Consider $S=\{1, 2, 3, \cdots, 6n\}$, $n>1$. Find the largest $k$ such that the following statement is true: every subset $A$ of $S$ with $4n$ elements has at least $k$ pairs $(a,b)$, $a<b$ and $b$ is divisible by $a$.

Given a natural $n>1$ and its prime fatorization $n=p_1^{\alpha 1}p_2^{\alpha_2} \cdots p_k^{\alpha_k}$, its false derived is defined by $$f(n)=\alpha_1p_1^{\alpha_1-1}\alpha_2p_2^{\alpha_2-1}...\alpha_kp_k^{\alpha_k-1}.$$Prove that there exist infinitely many naturals $n$ such that $f(n)=f(n-1)+1$.

Let $n$ be a integer and let $n=d_1>d_2>\cdots>d_k=1$ its positive divisors. a) Prove that $$d_1-d_2+d_3-\cdots+(-1)^{k-1}d_k=n-1$$iff $n$ is prime or $n=4$. b) Determine the three positive integers such that $$d_1-d_2+d_3-...+(-1)^{k-1}d_k=n-4.$$

Is that true that there exist a polynomial $f(x)$ with rational coefficients, not all integers, with degree $n>0$, a polynomial $g(x)$, with integer coefficients, and a set $S$ with $n+1$ integers such that $f(t)=g(t)$ for all $t \in S$?
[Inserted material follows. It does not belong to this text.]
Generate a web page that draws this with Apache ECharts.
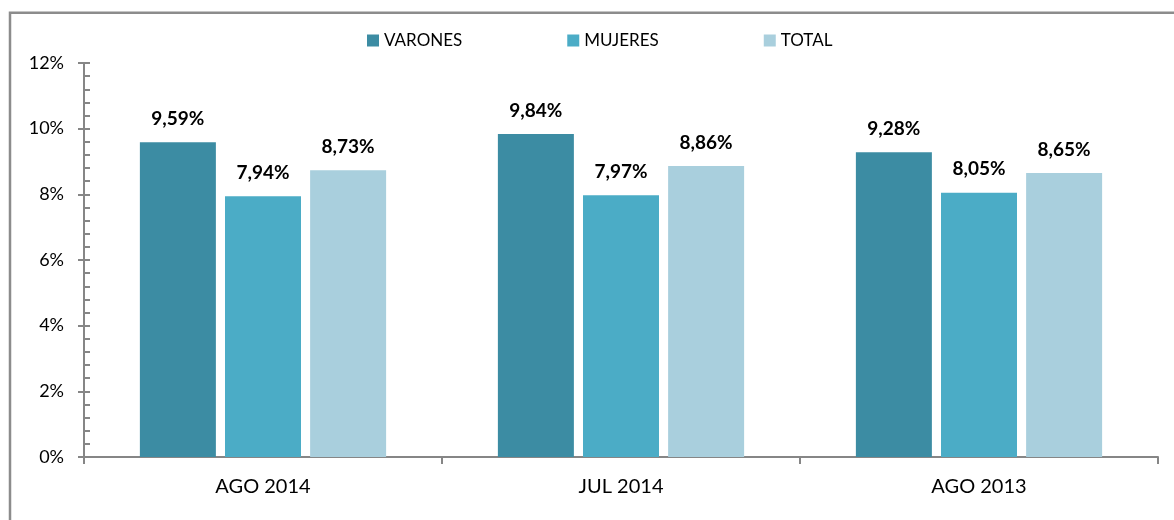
<!DOCTYPE html>
<html>
<head>
<meta charset="utf-8">
<script src="https://cdn.jsdelivr.net/npm/echarts@6/dist/echarts.min.js"></script>
<style>
  html, body { margin: 0; padding: 0; background: #fff; }
  #chart { width: 1174px; height: 520px; }
</style>
</head>
<body>
<div id="chart"></div>
<script>
// Data
const categories = ['AGO 2014', 'JUL 2014', 'AGO 2013'];
const varones = [9.59, 9.84, 9.28];
const mujeres = [7.94, 7.97, 8.05];
const total = [8.73, 8.86, 8.65];
const yTicks = [0, 2, 4, 6, 8, 10, 12];

const FONT = 'Lato';
const AXIS_GRAY = '#868686';

const chart = echarts.init(document.getElementById('chart'), null, { renderer: 'canvas' });

const fmt = (v) => v.toFixed(2).replace('.', ',') + '%';

function barSeries(name, data, color) {
  return {
    name: name,
    type: 'bar',
    data: data,
    barWidth: 76,
    barGap: '12%',
    itemStyle: { color: color },
    label: {
      show: true,
      position: 'top',
      distance: 14,
      formatter: (p) => fmt(p.value),
      fontFamily: FONT,
      fontWeight: 'bold',
      fontSize: 19,
      color: '#000'
    }
  };
}

const option = {
  animation: false,
  backgroundColor: '#fff',
  graphic: [{
    type: 'rect',
    shape: { x: 10, y: 12.7, width: 1200, height: 560 },
    style: { fill: 'none', stroke: '#8c8c8c', lineWidth: 2.5 },
    silent: true
  }],
  legend: {
    left: 362,
    top: 27,
    itemWidth: 12,
    itemHeight: 12,
    itemGap: 105,
    icon: 'rect',
    textStyle: { fontFamily: FONT, fontSize: 17, color: '#000' },
    data: ['VARONES', 'MUJERES', 'TOTAL']
  },
  grid: { left: 84, right: 16, top: 63, bottom: 63 },
  xAxis: {
    type: 'category',
    data: categories,
    axisLine: { lineStyle: { color: AXIS_GRAY, width: 2 } },
    axisTick: { show: true, length: 7, lineStyle: { color: AXIS_GRAY, width: 2 } },
    axisLabel: { margin: 20, fontFamily: FONT, fontSize: 20, color: '#000' }
  },
  yAxis: [{
    type: 'value',
    position: 'left',
    min: yTicks[0],
    max: yTicks[yTicks.length - 1],
    interval: 2,
    axisLine: { show: true, lineStyle: { color: AXIS_GRAY, width: 2 } },
    axisTick: { show: true, length: 6, lineStyle: { color: AXIS_GRAY, width: 2 } },
    splitLine: { show: false },
    axisLabel: {
      margin: 20,
      fontFamily: FONT,
      fontSize: 18,
      color: '#000',
      formatter: (v) => v + '%'
    }
  }, {
    type: 'value',
    position: 'left',
    offset: 0,
    min: yTicks[0],
    max: yTicks[yTicks.length - 1],
    interval: 2,
    axisLine: { show: false },
    axisTick: { show: true, inside: true, length: 6, lineStyle: { color: AXIS_GRAY, width: 2 } },
    minorTick: { show: true, splitNumber: 5, length: 6, lineStyle: { color: AXIS_GRAY, width: 2 } },
    splitLine: { show: false },
    axisLabel: { show: false }
  }],
  series: [
    barSeries('VARONES', varones, '#3c8ca3'),
    barSeries('MUJERES', mujeres, '#4bacc6'),
    barSeries('TOTAL', total, '#a9cfdd')
  ]
};

chart.setOption(option);
window.addEventListener('resize', () => chart.resize());
</script>
</body>
</html>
Let $\triangle ABC$ be a scalene triangle and $X$, $Y$ and $Z$ be points on the lines $BC$, $AC$ and $AB$, respectively, such that $\measuredangle AXB = \measuredangle BYC = \measuredangle CZA$. The circumcircles of $BXZ$ and $CXY$ intersect at $P$. Prove that $P$ is on the circumference which diameter has ends in the ortocenter $H$ and in the baricenter $G$ of $\triangle ABC$.